(Rows from a dataset of charts and code)
'''
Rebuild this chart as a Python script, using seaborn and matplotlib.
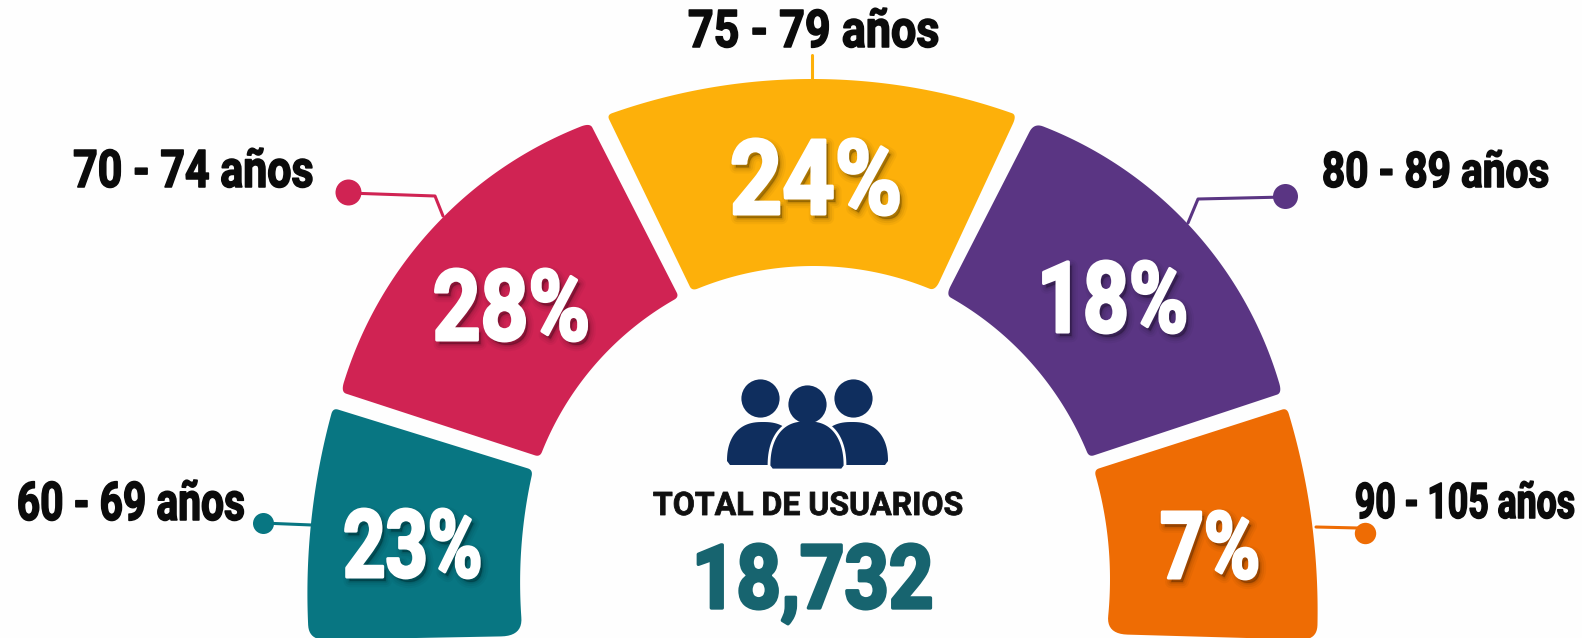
import numpy as np
import matplotlib
matplotlib.use("Agg")
import matplotlib.pyplot as plt
import matplotlib.patheffects as pe
from matplotlib.transforms import Affine2D
import seaborn as sns

# ---- data ----
age_groups = ["60 - 69 años", "70 - 74 años", "75 - 79 años", "80 - 89 años", "90 - 105 años"]
shares = [23, 28, 24, 18, 7]
total_label = "TOTAL DE USUARIOS"
total_users = 18732
hex_colors = ["#087682", "#D02353", "#FDB00A", "#5A3583", "#EE6C04"]

# ---- layout (pixels of the 1582x638 canvas); the bands are not proportional in the original ----
W, H = 1582, 638
HUB = np.array([812.0, 560.0])
outer_from = [(309, 640), (341, 392), (607, 115), (1034, 123), (1287, 408)]
outer_to = [(333, 408), (590, 123), (1017, 115), (1282, 393), (1317, 640)]
inner_from = [(533, 470), (679, 297), (935, 291), (1089, 457), (1106, 634)]
inner_to = [(523, 636), (540, 457), (692, 291), (946, 295), (1094, 470)]
outer_sag = [10, 44, 36, 45, 10]
inner_sag = [7, 19, 25, 19, 9]
corner_r = [(12, 5, 5, 18), (5, 5, 5, 5), (5, 5, 5, 5), (5, 5, 5, 5), (5, 12, 18, 5)]

pct_box = [(343, 482, 577, 67), (433, 590, 340, 70), (730, 902, 214, 74), (1037, 1188, 332, 70), (1160, 1260, 578, 66)]
label_box = [(17, 245, 520, 38), (73, 313, 187, 37), (688, 939, 47, 37), (1322, 1549, 187, 35), (1355, 1575, 518, 35)]
total_label_box = (653, 963, 515, 23)
total_value_box = (692, 933, 608, 63)

leader_pts = [
    [(262, 523), (312, 525)],
    [(348, 193), (435, 196), (443, 216)],
    [(812, 55), (812, 80)],
    [(1285, 197), (1198, 199), (1188, 223)],
    [(1316, 527), (1358, 528)],
]
dot_xy = [(262.5, 523), (348, 192), None, (1285, 196), (1365, 533)]
dot_r = [10.5, 13, 0, 12.5, 10.7]

sns.set_theme(style="white")
plt.rcParams["font.family"] = ["Roboto", "DejaVu Sans"]
palette = sns.color_palette(hex_colors)

fig = plt.figure(figsize=(W / 100, H / 100), dpi=100, facecolor="#FEFEFE")
ax = fig.add_axes([0, 0, 1, 1])
ax.set_xlim(0, W)
ax.set_ylim(H, 0)
ax.axis("off")
renderer = fig.canvas.get_renderer()


class FitGlyphs(pe.AbstractPathEffect):
    """Stretch glyphs vertically about the baseline, thicken them, optional soft shadow."""

    def __init__(self, sy, stroke, shadow=False):
        super().__init__()
        self.sy, self.stroke, self.shadow = sy, stroke, shadow

    def draw_path(self, rend, gc, tpath, affine, rgbFace=None):
        y0 = affine.get_matrix()[1, 2]
        tr = affine + Affine2D().translate(0, -y0).scale(1, self.sy).translate(0, y0)
        if self.shadow:
            for lw, alpha in ((9, 0.035), (6, 0.05), (3, 0.07), (1, 0.10)):
                g = rend.new_gc()
                g.copy_properties(gc)
                g.set_foreground((0, 0, 0))
                g.set_alpha(alpha)
                g.set_linewidth(lw)
                g.set_joinstyle("round")
                rend.draw_path(g, tpath, tr + Affine2D().translate(3, -4), (0, 0, 0))
                g.restore()
        g = rend.new_gc()
        g.copy_properties(gc)
        g.set_foreground(rgbFace[:3])
        g.set_linewidth(self.stroke)
        g.set_joinstyle("round")
        rend.draw_path(g, tpath, tr, rgbFace)
        g.restore()


def fit_text(box, string, color, stroke, shadow=False):
    x0, x1, baseline, height = box
    t = ax.text((x0 + x1) / 2, baseline, string, color=color, fontsize=40, fontweight="bold",
                ha="center", va="baseline", zorder=6)
    fs = 40 * (x1 - x0) / t.get_window_extent(renderer).width
    t.set_fontsize(fs)
    t.set_path_effects([FitGlyphs(height / (0.711 * fs * 100 / 72), stroke, shadow)])
    return t


def bow(p0, p1, sag, n=80):
    p0, p1 = np.asarray(p0, float), np.asarray(p1, float)
    chord = p1 - p0
    half = np.hypot(*chord) / 2
    normal = np.array([chord[1], -chord[0]]) / (2 * half)
    mid = (p0 + p1) / 2
    if normal @ (mid - HUB) < 0:
        normal = -normal
    R = (half ** 2 + sag ** 2) / (2 * sag)
    centre = mid - normal * (R - sag)
    a0 = np.arctan2(*(p0 - centre)[::-1])
    a1 = np.arctan2(*(p1 - centre)[::-1])
    d = (a1 - a0 + np.pi) % (2 * np.pi) - np.pi
    ang = a0 + d * np.linspace(0, 1, n)
    return centre + R * np.column_stack([np.cos(ang), np.sin(ang)])


def fillet(edges, radii):
    out = []
    m = len(edges)
    for i in range(m):
        e = edges[i]
        d = np.r_[0, np.cumsum(np.hypot(*np.diff(e, axis=0).T))]
        rs, re = radii[i], radii[(i + 1) % m]
        out.append(e[(d >= rs) & (d <= d[-1] - re)])
        nxt = edges[(i + 1) % m]
        dn = np.r_[0, np.cumsum(np.hypot(*np.diff(nxt, axis=0).T))]
        p0 = e[d <= d[-1] - re][-1]
        p2 = nxt[dn >= re][0]
        t = np.linspace(0, 1, 12)[:, None]
        out.append((1 - t) ** 2 * p0 + 2 * t * (1 - t) * e[-1] + t ** 2 * p2)
    return np.vstack(out)


for i, share in enumerate(shares):
    top = bow(outer_from[i], outer_to[i], outer_sag[i])
    low = bow(inner_from[i], inner_to[i], inner_sag[i])
    poly = fillet([top, np.linspace(top[-1], low[0], 40), low, np.linspace(low[-1], top[0], 40)], corner_r[i])
    ax.fill(poly[:, 0], poly[:, 1], color=palette[i], lw=0, zorder=2)

    ax.plot(*zip(*leader_pts[i]), color=palette[i], lw=2.2, zorder=1, solid_capstyle="round")
    if dot_xy[i] is not None:
        ax.plot(*dot_xy[i], "o", color=palette[i], ms=2 * dot_r[i] * 0.72, mew=0, zorder=3)

    fit_text(pct_box[i], f"{share}%", "white", 2.2, shadow=True)
    fit_text(label_box[i], age_groups[i], "#0B0B0B", 1.1)

# people icon
navy = "#0F2E5E"


def body(cx, half, top, bottom):
    t = np.linspace(0, np.pi, 60)
    x = cx + half * np.sign(np.cos(t)) * np.abs(np.cos(t)) ** 0.8
    y = bottom - 4 - (bottom - 4 - top) * np.sin(t) ** 0.9
    return np.r_[x, cx - half + 3, cx + half - 3], np.r_[y, bottom, bottom]


for cx, head_x in ((763, 760), (852, 853)):
    ax.fill(*body(cx, 36, 422, 465), color=navy, lw=0, zorder=3)
    ax.plot(head_x, 398, "o", color=navy, ms=27.5, mew=0, zorder=3)
ax.fill(*body(807, 38, 420, 470), facecolor=navy, edgecolor="white", lw=2, zorder=4)
ax.plot(807, 404, "o", color=navy, ms=27.5, mew=0, zorder=4)

fit_text(total_label_box, total_label, "#101010", 0.6)
fit_text(total_value_box, f"{total_users:,}", "#17646F", 2.4)

fig.savefig("out.png", dpi=100, facecolor=fig.get_facecolor())
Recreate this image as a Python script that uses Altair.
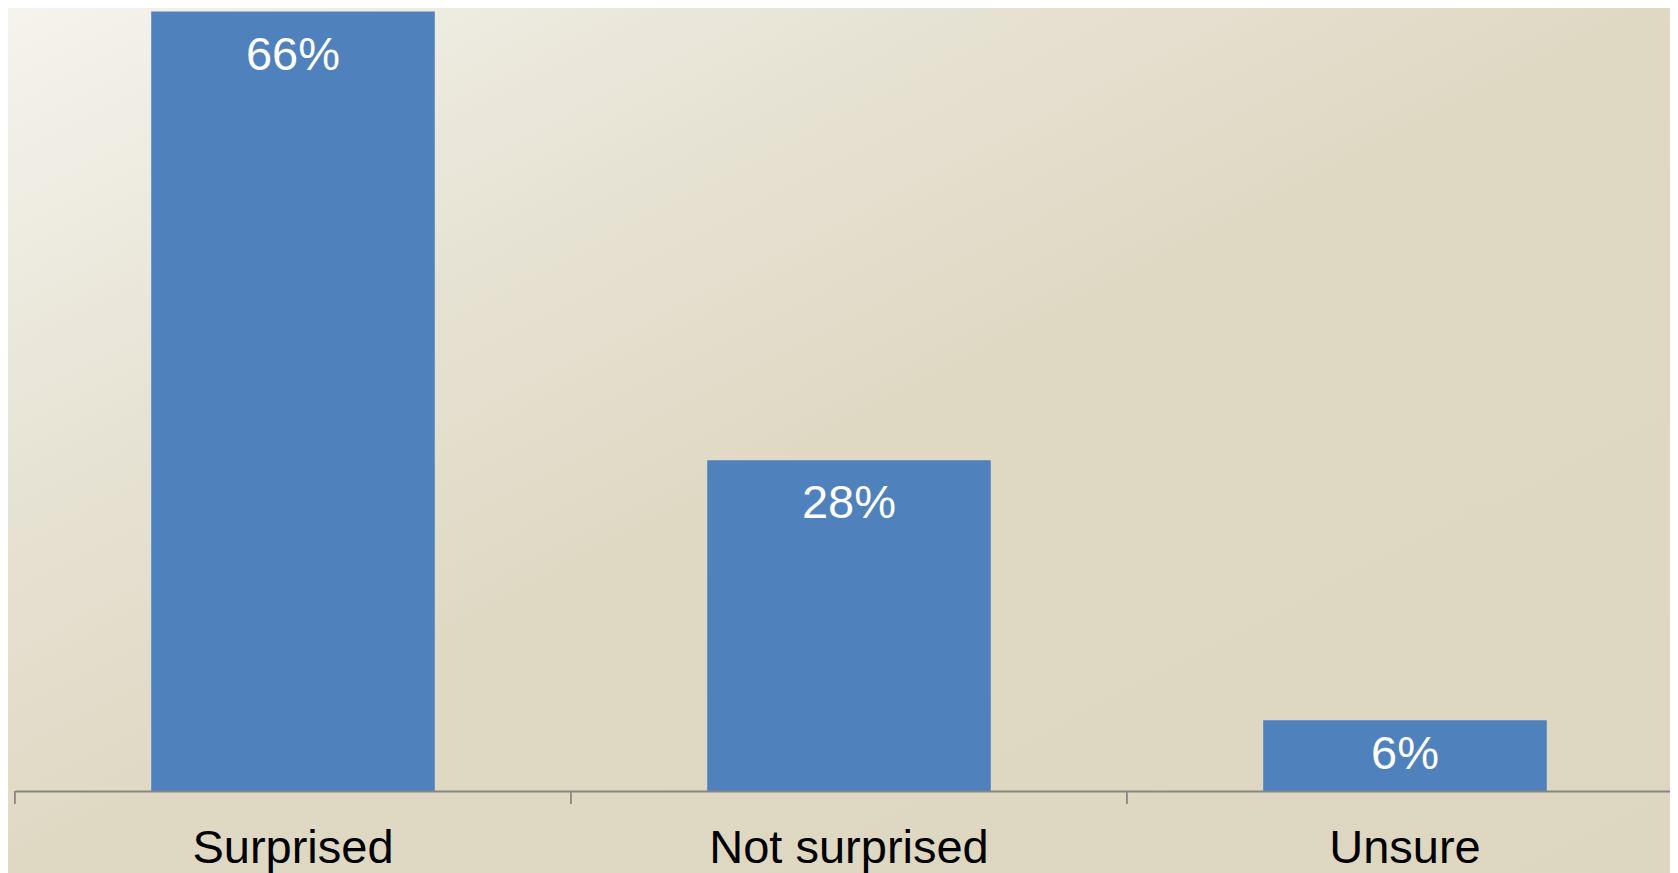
'''
Short problem
All of the records need repeating exactly, except for the pictures.

Exercise output
Rebuild this chart as a Python script, using seaborn and matplotlib.
import numpy as np
import matplotlib
matplotlib.use("Agg")
import matplotlib.pyplot as plt
import matplotlib.patheffects as pe
from matplotlib.transforms import Affine2D
import seaborn as sns

# ---- data ----
age_groups = ["60 - 69 años", "70 - 74 años", "75 - 79 años", "80 - 89 años", "90 - 105 años"]
shares = [23, 28, 24, 18, 7]
total_label = "TOTAL DE USUARIOS"
total_users = 18732
hex_colors = ["#087682", "#D02353", "#FDB00A", "#5A3583", "#EE6C04"]

# ---- layout (pixels of the 1582x638 canvas); the bands are not proportional in the original ----
W, H = 1582, 638
HUB = np.array([812.0, 560.0])
outer_from = [(309, 640), (341, 392), (607, 115), (1034, 123), (1287, 408)]
outer_to = [(333, 408), (590, 123), (1017, 115), (1282, 393), (1317, 640)]
inner_from = [(533, 470), (679, 297), (935, 291), (1089, 457), (1106, 634)]
inner_to = [(523, 636), (540, 457), (692, 291), (946, 295), (1094, 470)]
outer_sag = [10, 44, 36, 45, 10]
inner_sag = [7, 19, 25, 19, 9]
corner_r = [(12, 5, 5, 18), (5, 5, 5, 5), (5, 5, 5, 5), (5, 5, 5, 5), (5, 12, 18, 5)]

pct_box = [(343, 482, 577, 67), (433, 590, 340, 70), (730, 902, 214, 74), (1037, 1188, 332, 70), (1160, 1260, 578, 66)]
label_box = [(17, 245, 520, 38), (73, 313, 187, 37), (688, 939, 47, 37), (1322, 1549, 187, 35), (1355, 1575, 518, 35)]
total_label_box = (653, 963, 515, 23)
total_value_box = (692, 933, 608, 63)

leader_pts = [
    [(262, 523), (312, 525)],
    [(348, 193), (435, 196), (443, 216)],
    [(812, 55), (812, 80)],
    [(1285, 197), (1198, 199), (1188, 223)],
    [(1316, 527), (1358, 528)],
]
dot_xy = [(262.5, 523), (348, 192), None, (1285, 196), (1365, 533)]
dot_r = [10.5, 13, 0, 12.5, 10.7]

sns.set_theme(style="white")
plt.rcParams["font.family"] = ["Roboto", "DejaVu Sans"]
palette = sns.color_palette(hex_colors)

fig = plt.figure(figsize=(W / 100, H / 100), dpi=100, facecolor="#FEFEFE")
ax = fig.add_axes([0, 0, 1, 1])
ax.set_xlim(0, W)
ax.set_ylim(H, 0)
ax.axis("off")
renderer = fig.canvas.get_renderer()


class FitGlyphs(pe.AbstractPathEffect):
    """Stretch glyphs vertically about the baseline, thicken them, optional soft shadow."""

    def __init__(self, sy, stroke, shadow=False):
        super().__init__()
        self.sy, self.stroke, self.shadow = sy, stroke, shadow

    def draw_path(self, rend, gc, tpath, affine, rgbFace=None):
        y0 = affine.get_matrix()[1, 2]
        tr = affine + Affine2D().translate(0, -y0).scale(1, self.sy).translate(0, y0)
        if self.shadow:
            for lw, alpha in ((9, 0.035), (6, 0.05), (3, 0.07), (1, 0.10)):
                g = rend.new_gc()
                g.copy_properties(gc)
                g.set_foreground((0, 0, 0))
                g.set_alpha(alpha)
                g.set_linewidth(lw)
                g.set_joinstyle("round")
                rend.draw_path(g, tpath, tr + Affine2D().translate(3, -4), (0, 0, 0))
                g.restore()
        g = rend.new_gc()
        g.copy_properties(gc)
        g.set_foreground(rgbFace[:3])
        g.set_linewidth(self.stroke)
        g.set_joinstyle("round")
        rend.draw_path(g, tpath, tr, rgbFace)
        g.restore()


def fit_text(box, string, color, stroke, shadow=False):
    x0, x1, baseline, height = box
    t = ax.text((x0 + x1) / 2, baseline, string, color=color, fontsize=40, fontweight="bold",
                ha="center", va="baseline", zorder=6)
    fs = 40 * (x1 - x0) / t.get_window_extent(renderer).width
    t.set_fontsize(fs)
    t.set_path_effects([FitGlyphs(height / (0.711 * fs * 100 / 72), stroke, shadow)])
    return t


def bow(p0, p1, sag, n=80):
    p0, p1 = np.asarray(p0, float), np.asarray(p1, float)
    chord = p1 - p0
    half = np.hypot(*chord) / 2
    normal = np.array([chord[1], -chord[0]]) / (2 * half)
    mid = (p0 + p1) / 2
    if normal @ (mid - HUB) < 0:
        normal = -normal
    R = (half ** 2 + sag ** 2) / (2 * sag)
    centre = mid - normal * (R - sag)
    a0 = np.arctan2(*(p0 - centre)[::-1])
    a1 = np.arctan2(*(p1 - centre)[::-1])
    d = (a1 - a0 + np.pi) % (2 * np.pi) - np.pi
    ang = a0 + d * np.linspace(0, 1, n)
    return centre + R * np.column_stack([np.cos(ang), np.sin(ang)])


def fillet(edges, radii):
    out = []
    m = len(edges)
    for i in range(m):
        e = edges[i]
        d = np.r_[0, np.cumsum(np.hypot(*np.diff(e, axis=0).T))]
        rs, re = radii[i], radii[(i + 1) % m]
        out.append(e[(d >= rs) & (d <= d[-1] - re)])
        nxt = edges[(i + 1) % m]
        dn = np.r_[0, np.cumsum(np.hypot(*np.diff(nxt, axis=0).T))]
        p0 = e[d <= d[-1] - re][-1]
        p2 = nxt[dn >= re][0]
        t = np.linspace(0, 1, 12)[:, None]
        out.append((1 - t) ** 2 * p0 + 2 * t * (1 - t) * e[-1] + t ** 2 * p2)
    return np.vstack(out)


for i, share in enumerate(shares):
    top = bow(outer_from[i], outer_to[i], outer_sag[i])
    low = bow(inner_from[i], inner_to[i], inner_sag[i])
    poly = fillet([top, np.linspace(top[-1], low[0], 40), low, np.linspace(low[-1], top[0], 40)], corner_r[i])
    ax.fill(poly[:, 0], poly[:, 1], color=palette[i], lw=0, zorder=2)

    ax.plot(*zip(*leader_pts[i]), color=palette[i], lw=2.2, zorder=1, solid_capstyle="round")
    if dot_xy[i] is not None:
        ax.plot(*dot_xy[i], "o", color=palette[i], ms=2 * dot_r[i] * 0.72, mew=0, zorder=3)

    fit_text(pct_box[i], f"{share}%", "white", 2.2, shadow=True)
    fit_text(label_box[i], age_groups[i], "#0B0B0B", 1.1)

# people icon
navy = "#0F2E5E"


def body(cx, half, top, bottom):
    t = np.linspace(0, np.pi, 60)
    x = cx + half * np.sign(np.cos(t)) * np.abs(np.cos(t)) ** 0.8
    y = bottom - 4 - (bottom - 4 - top) * np.sin(t) ** 0.9
    return np.r_[x, cx - half + 3, cx + half - 3], np.r_[y, bottom, bottom]


for cx, head_x in ((763, 760), (852, 853)):
    ax.fill(*body(cx, 36, 422, 465), color=navy, lw=0, zorder=3)
    ax.plot(head_x, 398, "o", color=navy, ms=27.5, mew=0, zorder=3)
ax.fill(*body(807, 38, 420, 470), facecolor=navy, edgecolor="white", lw=2, zorder=4)
ax.plot(807, 404, "o", color=navy, ms=27.5, mew=0, zorder=4)

fit_text(total_label_box, total_label, "#101010", 0.6)
fit_text(total_value_box, f"{total_users:,}", "#17646F", 2.4)

fig.savefig("out.png", dpi=100, facecolor=fig.get_facecolor())
Recreate this image as a Python script that uses Altair.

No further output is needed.